:: Collected data ::
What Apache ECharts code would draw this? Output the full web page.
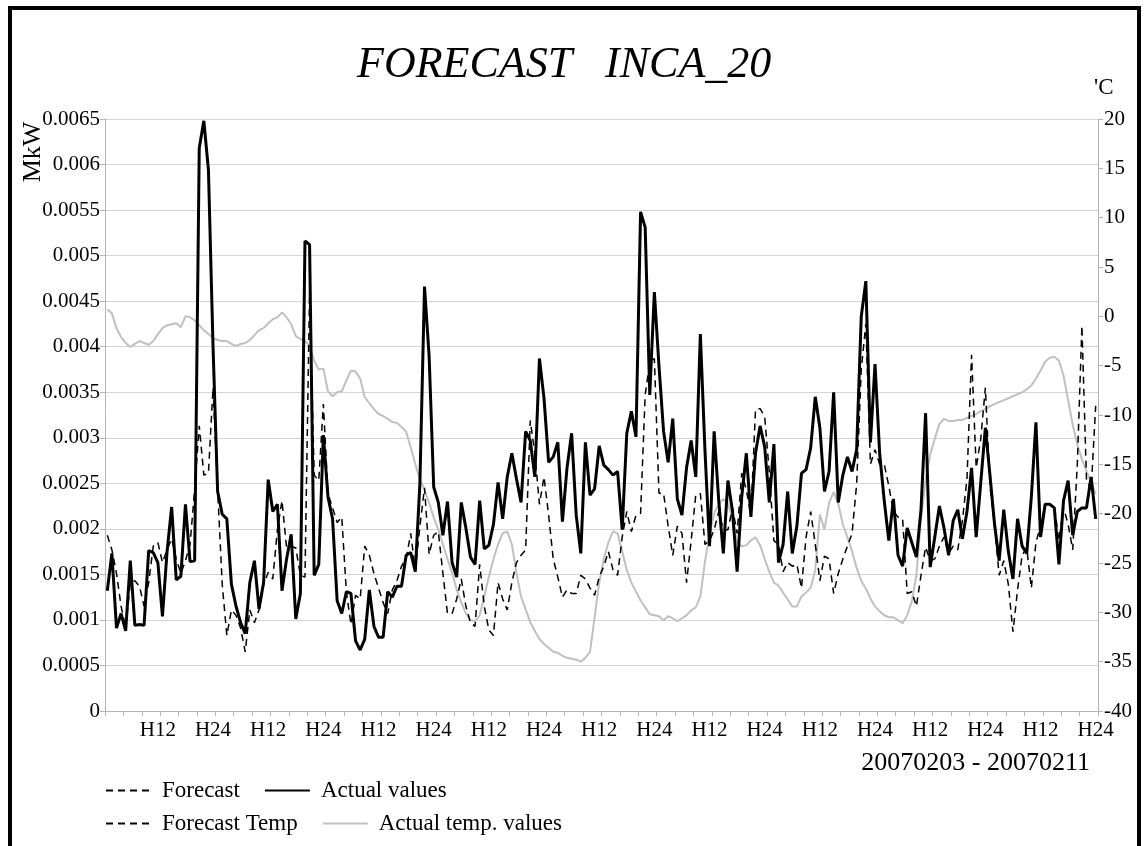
<!DOCTYPE html>
<html>
<head>
<meta charset="utf-8">
<script src="https://cdn.jsdelivr.net/npm/echarts@6/dist/echarts.min.js"></script>
<style>
html,body{margin:0;padding:0;background:#fff;}
#chart{width:1146px;height:846px;}
</style>
</head>
<body>
<div id="chart"></div>
<script>
// ---- data ----
const hourLabels = ['H1','H2','H3','H4','H5','H6','H7','H8','H9','H10','H11','H12',
  'H13','H14','H15','H16','H17','H18','H19','H20','H21','H22','H23','H24'];
const dayCount = 9; // 20070203 - 20070211
const categories = [];
for (let d = 0; d < dayCount; d++) hourLabels.forEach(h => categories.push(h));

const leftTicks = {min: 0, max: 0.0065, interval: 0.0005};
const rightTicks = {min: -40, max: 20, interval: 5};

const actualValues = [
0.00132,0.00173,0.00091,0.00107,0.00088,0.00165,0.00094,0.00095,0.00094,0.00176,
0.00174,0.00163,0.00104,0.00175,0.00224,0.00144,0.00148,0.00227,0.00164,0.00165,
0.00618,0.00648,0.00594,0.00400,0.00241,0.00216,0.00211,0.00139,0.00115,0.00097,
0.00085,0.00141,0.00165,0.00112,0.00141,0.00254,0.00219,0.00227,0.00132,0.00167,
0.00194,0.00101,0.00129,0.00516,0.00512,0.00149,0.00161,0.00303,0.00235,0.00211,
0.00121,0.00107,0.00131,0.00129,0.00077,0.00067,0.00079,0.00133,0.00093,0.00081,
0.00081,0.00131,0.00125,0.00137,0.00137,0.00171,0.00174,0.00153,0.00250,0.00466,
0.00390,0.00246,0.00229,0.00193,0.00230,0.00163,0.00147,0.00229,0.00201,0.00169,
0.00161,0.00231,0.00178,0.00182,0.00205,0.00251,0.00211,0.00257,0.00283,0.00255,
0.00229,0.00307,0.00297,0.00257,0.00387,0.00343,0.00273,0.00279,0.00295,0.00208,
0.00267,0.00305,0.00215,0.00173,0.00295,0.00237,0.00244,0.00291,0.00270,0.00265,
0.00259,0.00263,0.00199,0.00305,0.00329,0.00301,0.00548,0.00531,0.00347,0.00460,
0.00379,0.00307,0.00273,0.00321,0.00233,0.00215,0.00267,0.00297,0.00257,0.00414,
0.00287,0.00181,0.00307,0.00231,0.00173,0.00253,0.00219,0.00153,0.00235,0.00283,
0.00213,0.00283,0.00313,0.00290,0.00229,0.00293,0.00163,0.00183,0.00241,0.00173,
0.00203,0.00261,0.00265,0.00289,0.00345,0.00311,0.00241,0.00263,0.00350,0.00229,
0.00259,0.00279,0.00263,0.00287,0.00433,0.00472,0.00295,0.00381,0.00283,0.00231,
0.00187,0.00233,0.00171,0.00159,0.00201,0.00185,0.00169,0.00221,0.00327,0.00158,
0.00191,0.00225,0.00201,0.00171,0.00209,0.00221,0.00189,0.00219,0.00267,0.00191,
0.00251,0.00311,0.00259,0.00205,0.00165,0.00221,0.00175,0.00145,0.00211,0.00181,
0.00173,0.00235,0.00317,0.00191,0.00227,0.00227,0.00223,0.00161,0.00231,0.00253,
0.00193,0.00219,0.00223,0.00223,0.00257,0.00211
];

const forecastValues = [
0.00193,0.00177,0.00151,0.00115,0.00091,0.00141,0.00143,0.00137,0.00115,0.00141,
0.00181,0.00185,0.00163,0.00177,0.00189,0.00167,0.00151,0.00165,0.00183,0.00243,
0.00313,0.00259,0.00261,0.00355,0.00243,0.00139,0.00083,0.00111,0.00105,0.00091,
0.00065,0.00111,0.00097,0.00111,0.00139,0.00152,0.00145,0.00199,0.00231,0.00179,
0.00181,0.00179,0.00149,0.00147,0.00460,0.00259,0.00253,0.00337,0.00239,0.00223,
0.00207,0.00213,0.00131,0.00095,0.00127,0.00123,0.00181,0.00171,0.00151,0.00135,
0.00119,0.00107,0.00133,0.00143,0.00159,0.00167,0.00195,0.00155,0.00203,0.00245,
0.00172,0.00193,0.00197,0.00151,0.00107,0.00107,0.00123,0.00145,0.00115,0.00097,
0.00093,0.00161,0.00115,0.00089,0.00083,0.00141,0.00123,0.00111,0.00141,0.00163,
0.00171,0.00177,0.00319,0.00283,0.00227,0.00257,0.00215,0.00167,0.00147,0.00125,
0.00133,0.00129,0.00129,0.00149,0.00145,0.00135,0.00127,0.00147,0.00159,0.00175,
0.00155,0.00149,0.00191,0.00219,0.00197,0.00215,0.00217,0.00347,0.00383,0.00387,
0.00239,0.00239,0.00203,0.00171,0.00203,0.00195,0.00141,0.00187,0.00237,0.00239,
0.00183,0.00187,0.00199,0.00219,0.00199,0.00199,0.00223,0.00195,0.00261,0.00243,
0.00215,0.00331,0.00332,0.00323,0.00262,0.00187,0.00183,0.00153,0.00163,0.00159,
0.00161,0.00135,0.00191,0.00219,0.00183,0.00143,0.00170,0.00167,0.00129,0.00151,
0.00167,0.00181,0.00195,0.00249,0.00375,0.00425,0.00271,0.00287,0.00271,0.00271,
0.00247,0.00219,0.00213,0.00211,0.00129,0.00131,0.00115,0.00149,0.00180,0.00165,
0.00167,0.00181,0.00191,0.00173,0.00181,0.00177,0.00209,0.00255,0.00391,0.00267,
0.00299,0.00355,0.00247,0.00203,0.00149,0.00165,0.00139,0.00087,0.00133,0.00171,
0.00179,0.00135,0.00185,0.00203,0.00227,0.00227,0.00225,0.00187,0.00223,0.00205,
0.00177,0.00271,0.00423,0.00253,0.00243,0.00335
];

const forecastTempValues = []; // no visible forecast temperature line

const actualTempValues = [
0.7,0.3,-1.2,-2.1,-2.7,-3.1,-2.8,-2.5,-2.7,-2.9,
-2.5,-1.8,-1.2,-0.9,-0.8,-0.7,-1.1,0.0,-0.1,-0.4,
-0.9,-1.4,-1.8,-2.2,-2.4,-2.5,-2.5,-2.8,-3.0,-2.8,
-2.7,-2.4,-1.9,-1.4,-1.2,-0.7,-0.3,-0.1,0.4,-0.1,
-0.8,-2.0,-2.3,-2.5,-3.0,-4.5,-5.4,-5.3,-7.6,-8.1,
-7.7,-7.6,-6.5,-5.5,-5.6,-6.3,-8.2,-8.8,-9.4,-9.9,
-10.1,-10.4,-10.7,-10.8,-11.2,-11.7,-13.3,-15.0,-16.5,-17.6,
-18.9,-20.4,-21.6,-23.1,-24.6,-26.0,-27.7,-29.0,-30.1,-30.8,
-30.9,-30.3,-28.4,-26.4,-24.6,-23.1,-22.0,-21.8,-23.1,-26.0,
-28.4,-29.7,-31.0,-31.9,-32.7,-33.2,-33.6,-34.0,-34.1,-34.4,
-34.6,-34.7,-34.8,-35.0,-34.6,-34.0,-30.5,-27.0,-24.6,-22.9,
-21.8,-22.0,-23.8,-25.7,-27.0,-27.9,-28.8,-29.5,-30.2,-30.3,
-30.4,-30.8,-30.4,-30.6,-30.9,-30.6,-30.3,-29.8,-29.5,-28.4,
-24.9,-22.0,-20.0,-19.0,-18.5,-19.0,-20.5,-22.9,-23.3,-23.2,
-22.7,-22.4,-23.2,-24.6,-25.9,-27.0,-27.3,-28.0,-28.7,-29.4,
-29.4,-28.4,-28.0,-27.5,-25.7,-20.1,-21.6,-18.9,-17.8,-19.0,
-21.1,-22.4,-23.8,-25.5,-26.8,-27.6,-28.6,-29.4,-29.9,-30.3,
-30.5,-30.5,-30.8,-31.1,-30.3,-28.9,-26.2,-20.5,-16.5,-14.0,
-12.4,-10.9,-10.4,-10.6,-10.6,-10.5,-10.5,-10.3,-10.1,-9.9,
-9.6,-9.4,-9.1,-8.9,-8.7,-8.5,-8.3,-8.1,-7.9,-7.7,
-7.4,-7.0,-6.3,-5.5,-4.6,-4.2,-4.1,-4.5,-6.0,-8.5,
-11.0,-13.0,-14.5,-15.7,-16.8,-18.0
];

// ---- chart ----
const FONT = "'Liberation Serif', 'Times New Roman', serif";
const axisGrey = '#b4b4b4';
const gridGrey = '#d4d4d4';
const tempGrey = '#c0c0c0';

const legendBase = {
  left: 105, orient: 'horizontal', padding: 0,
  itemWidth: 45, itemHeight: 14, itemGap: 24,
  itemStyle: {opacity: 0},
  textStyle: {fontFamily: FONT, fontSize: 23, color: '#000', padding: [0, 0, 0, 6]}
};

const chart = echarts.init(document.getElementById('chart'), null, {renderer: 'canvas'});
chart.setOption({
  animation: false,
  backgroundColor: '#ffffff',
  textStyle: {fontFamily: FONT, color: '#000'},
  title: {
    text: 'FORECAST   INCA_20',
    left: 352, top: 38,
    textStyle: {fontFamily: FONT, fontStyle: 'italic', fontWeight: 'normal', fontSize: 44, color: '#000'}
  },
  grid: {left: 105, right: 48, top: 119, bottom: 135, containLabel: false},
  legend: [
    Object.assign({}, legendBase, {data: ['Forecast', 'Actual values'], top: 779}),
    Object.assign({}, legendBase, {data: ['Forecast Temp', 'Actual temp. values'], top: 812})
  ],
  xAxis: {
    type: 'category',
    data: categories,
    boundaryGap: true,
    axisLine: {show: true, lineStyle: {color: axisGrey, width: 1}},
    axisTick: {show: true, length: 5, lineStyle: {color: axisGrey},
      interval: (idx) => idx % 4 === 0},
    axisLabel: {
      interval: (idx) => (idx + 1) % 12 === 0,
      fontFamily: FONT, fontSize: 21, color: '#000', margin: 9
    },
    splitLine: {show: false}
  },
  yAxis: [
    {
      type: 'value', position: 'left',
      min: leftTicks.min, max: leftTicks.max, interval: leftTicks.interval,
      axisLine: {show: true, lineStyle: {color: axisGrey}},
      axisTick: {show: true, length: 5, lineStyle: {color: axisGrey}},
      axisLabel: {fontFamily: FONT, fontSize: 21, color: '#000', margin: 5,
        formatter: v => String(+v.toFixed(5))},
      splitLine: {show: true, lineStyle: {color: gridGrey, width: 1}}
    },
    {
      type: 'value', position: 'right',
      min: rightTicks.min, max: rightTicks.max, interval: rightTicks.interval,
      axisLine: {show: true, lineStyle: {color: axisGrey}},
      axisTick: {show: true, length: 5, lineStyle: {color: axisGrey}},
      axisLabel: {fontFamily: FONT, fontSize: 21, color: '#000', margin: 6},
      splitLine: {show: false}
    }
  ],
  series: [
    {
      name: 'Forecast', type: 'line', yAxisIndex: 0, data: forecastValues,
      symbol: 'none', z: 3,
      lineStyle: {color: '#000', width: 1.5, type: [7, 5]},
      itemStyle: {color: '#000'}
    },
    {
      name: 'Actual values', type: 'line', yAxisIndex: 0, data: actualValues,
      symbol: 'none', z: 4,
      lineStyle: {color: '#000', width: 3},
      itemStyle: {color: '#000'}
    },
    {
      name: 'Forecast Temp', type: 'line', yAxisIndex: 1, data: forecastTempValues,
      symbol: 'none', z: 2,
      lineStyle: {color: '#000', width: 1.5, type: [7, 5]},
      itemStyle: {color: '#000'}
    },
    {
      name: 'Actual temp. values', type: 'line', yAxisIndex: 1, data: actualTempValues,
      symbol: 'none', z: 1,
      lineStyle: {color: tempGrey, width: 2},
      itemStyle: {color: tempGrey}
    }
  ],
  graphic: [
    {type: 'rect', shape: {x: 10, y: 8, width: 1129, height: 900},
      style: {fill: 'none', stroke: '#000', lineWidth: 4}, silent: true, z: 100},
    {type: 'text', x: 33, y: 152, rotation: Math.PI / 2,
      style: {text: 'MkW', font: "26px 'Liberation Serif'", fill: '#000',
        textAlign: 'center', textVerticalAlign: 'middle'}},
    {type: 'text', left: 1094, top: 76,
      style: {text: "'C", font: "23px 'Liberation Serif'", fill: '#000'}},
    {type: 'text', right: 56, top: 750,
      style: {text: '20070203 - 20070211', font: "26px 'Liberation Serif'", fill: '#000'}}
  ]
});
</script>
</body>
</html>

:: Set exercise ::
Restate the material word for word from its first line through the line containing "for (let d = 0;", both included; the pictures do not belong in it.

:: Response ::
What Apache ECharts code would draw this? Output the full web page.
<!DOCTYPE html>
<html>
<head>
<meta charset="utf-8">
<script src="https://cdn.jsdelivr.net/npm/echarts@6/dist/echarts.min.js"></script>
<style>
html,body{margin:0;padding:0;background:#fff;}
#chart{width:1146px;height:846px;}
</style>
</head>
<body>
<div id="chart"></div>
<script>
// ---- data ----
const hourLabels = ['H1','H2','H3','H4','H5','H6','H7','H8','H9','H10','H11','H12',
  'H13','H14','H15','H16','H17','H18','H19','H20','H21','H22','H23','H24'];
const dayCount = 9; // 20070203 - 20070211
const categories = [];
for (let d = 0; d < dayCount; d++) hourLabels.forEach(h => categories.push(h));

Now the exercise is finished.